**WHAT IS NEEDED**
Repeat the listing exactly as given, omitting every image.

**DATA**
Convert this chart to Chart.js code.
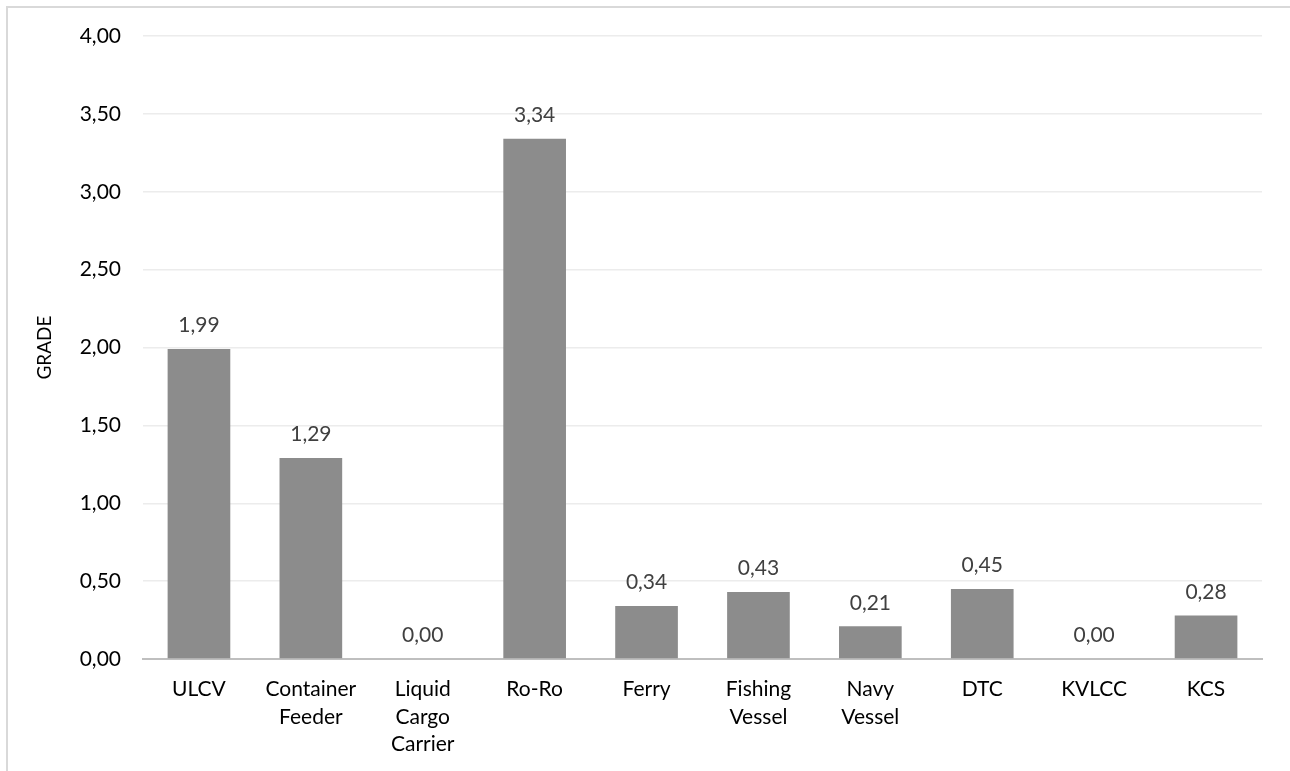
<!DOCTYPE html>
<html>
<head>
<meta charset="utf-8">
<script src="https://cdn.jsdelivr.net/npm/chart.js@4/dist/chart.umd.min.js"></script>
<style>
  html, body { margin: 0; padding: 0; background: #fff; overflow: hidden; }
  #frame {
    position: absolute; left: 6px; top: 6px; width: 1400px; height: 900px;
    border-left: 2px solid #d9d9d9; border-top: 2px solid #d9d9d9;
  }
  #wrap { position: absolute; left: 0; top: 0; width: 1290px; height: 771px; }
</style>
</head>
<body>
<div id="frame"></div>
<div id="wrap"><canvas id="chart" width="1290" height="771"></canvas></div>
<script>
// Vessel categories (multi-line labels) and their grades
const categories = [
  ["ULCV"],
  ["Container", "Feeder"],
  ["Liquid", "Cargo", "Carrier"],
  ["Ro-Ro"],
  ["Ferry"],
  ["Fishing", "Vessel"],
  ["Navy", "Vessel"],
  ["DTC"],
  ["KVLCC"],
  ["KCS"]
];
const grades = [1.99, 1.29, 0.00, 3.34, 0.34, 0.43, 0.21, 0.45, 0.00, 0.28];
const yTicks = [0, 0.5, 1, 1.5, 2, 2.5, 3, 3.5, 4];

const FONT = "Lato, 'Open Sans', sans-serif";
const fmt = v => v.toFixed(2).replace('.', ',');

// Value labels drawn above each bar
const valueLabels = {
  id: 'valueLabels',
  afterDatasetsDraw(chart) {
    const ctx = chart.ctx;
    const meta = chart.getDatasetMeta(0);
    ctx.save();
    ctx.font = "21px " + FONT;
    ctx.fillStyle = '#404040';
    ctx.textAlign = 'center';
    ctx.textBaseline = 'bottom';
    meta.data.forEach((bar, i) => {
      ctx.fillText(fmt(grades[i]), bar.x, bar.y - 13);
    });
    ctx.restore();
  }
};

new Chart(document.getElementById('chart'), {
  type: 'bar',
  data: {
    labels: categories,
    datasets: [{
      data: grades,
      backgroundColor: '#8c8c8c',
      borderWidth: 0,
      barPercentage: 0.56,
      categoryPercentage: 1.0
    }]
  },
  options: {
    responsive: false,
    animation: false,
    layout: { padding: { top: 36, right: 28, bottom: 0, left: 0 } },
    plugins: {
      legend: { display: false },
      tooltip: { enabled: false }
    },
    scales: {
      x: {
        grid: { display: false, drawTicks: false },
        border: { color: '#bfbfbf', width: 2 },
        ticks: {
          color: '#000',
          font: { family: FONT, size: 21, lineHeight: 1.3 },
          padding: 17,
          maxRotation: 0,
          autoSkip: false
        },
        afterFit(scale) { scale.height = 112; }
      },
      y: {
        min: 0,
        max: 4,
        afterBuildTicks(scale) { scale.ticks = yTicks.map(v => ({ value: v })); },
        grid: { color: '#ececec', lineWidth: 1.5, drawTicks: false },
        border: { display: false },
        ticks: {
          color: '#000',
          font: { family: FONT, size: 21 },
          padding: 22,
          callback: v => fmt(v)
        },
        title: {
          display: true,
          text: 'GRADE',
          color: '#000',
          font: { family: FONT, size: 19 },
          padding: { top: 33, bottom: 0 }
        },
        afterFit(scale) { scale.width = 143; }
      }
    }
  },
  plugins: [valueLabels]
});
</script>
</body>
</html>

**SOLUTION**
Convert this chart to Chart.js code.
<!DOCTYPE html>
<html>
<head>
<meta charset="utf-8">
<script src="https://cdn.jsdelivr.net/npm/chart.js@4/dist/chart.umd.min.js"></script>
<style>
  html, body { margin: 0; padding: 0; background: #fff; overflow: hidden; }
  #frame {
    position: absolute; left: 6px; top: 6px; width: 1400px; height: 900px;
    border-left: 2px solid #d9d9d9; border-top: 2px solid #d9d9d9;
  }
  #wrap { position: absolute; left: 0; top: 0; width: 1290px; height: 771px; }
</style>
</head>
<body>
<div id="frame"></div>
<div id="wrap"><canvas id="chart" width="1290" height="771"></canvas></div>
<script>
// Vessel categories (multi-line labels) and their grades
const categories = [
  ["ULCV"],
  ["Container", "Feeder"],
  ["Liquid", "Cargo", "Carrier"],
  ["Ro-Ro"],
  ["Ferry"],
  ["Fishing", "Vessel"],
  ["Navy", "Vessel"],
  ["DTC"],
  ["KVLCC"],
  ["KCS"]
];
const grades = [1.99, 1.29, 0.00, 3.34, 0.34, 0.43, 0.21, 0.45, 0.00, 0.28];
const yTicks = [0, 0.5, 1, 1.5, 2, 2.5, 3, 3.5, 4];

const FONT = "Lato, 'Open Sans', sans-serif";
const fmt = v => v.toFixed(2).replace('.', ',');

// Value labels drawn above each bar
const valueLabels = {
  id: 'valueLabels',
  afterDatasetsDraw(chart) {
    const ctx = chart.ctx;
    const meta = chart.getDatasetMeta(0);
    ctx.save();
    ctx.font = "21px " + FONT;
    ctx.fillStyle = '#404040';
    ctx.textAlign = 'center';
    ctx.textBaseline = 'bottom';
    meta.data.forEach((bar, i) => {
      ctx.fillText(fmt(grades[i]), bar.x, bar.y - 13);
    });
    ctx.restore();
  }
};

new Chart(document.getElementById('chart'), {
  type: 'bar',
  data: {
    labels: categories,
    datasets: [{
      data: grades,
      backgroundColor: '#8c8c8c',
      borderWidth: 0,
      barPercentage: 0.56,
      categoryPercentage: 1.0
    }]
  },
  options: {
    responsive: false,
    animation: false,
    layout: { padding: { top: 36, right: 28, bottom: 0, left: 0 } },
    plugins: {
      legend: { display: false },
      tooltip: { enabled: false }
    },
    scales: {
      x: {
        grid: { display: false, drawTicks: false },
        border: { color: '#bfbfbf', width: 2 },
        ticks: {
          color: '#000',
          font: { family: FONT, size: 21, lineHeight: 1.3 },
          padding: 17,
          maxRotation: 0,
          autoSkip: false
        },
        afterFit(scale) { scale.height = 112; }
      },
      y: {
        min: 0,
        max: 4,
        afterBuildTicks(scale) { scale.ticks = yTicks.map(v => ({ value: v })); },
        grid: { color: '#ececec', lineWidth: 1.5, drawTicks: false },
        border: { display: false },
        ticks: {
          color: '#000',
          font: { family: FONT, size: 21 },
          padding: 22,
          callback: v => fmt(v)
        },
        title: {
          display: true,
          text: 'GRADE',
          color: '#000',
          font: { family: FONT, size: 19 },
          padding: { top: 33, bottom: 0 }
        },
        afterFit(scale) { scale.width = 143; }
      }
    }
  },
  plugins: [valueLabels]
});
</script>
</body>
</html>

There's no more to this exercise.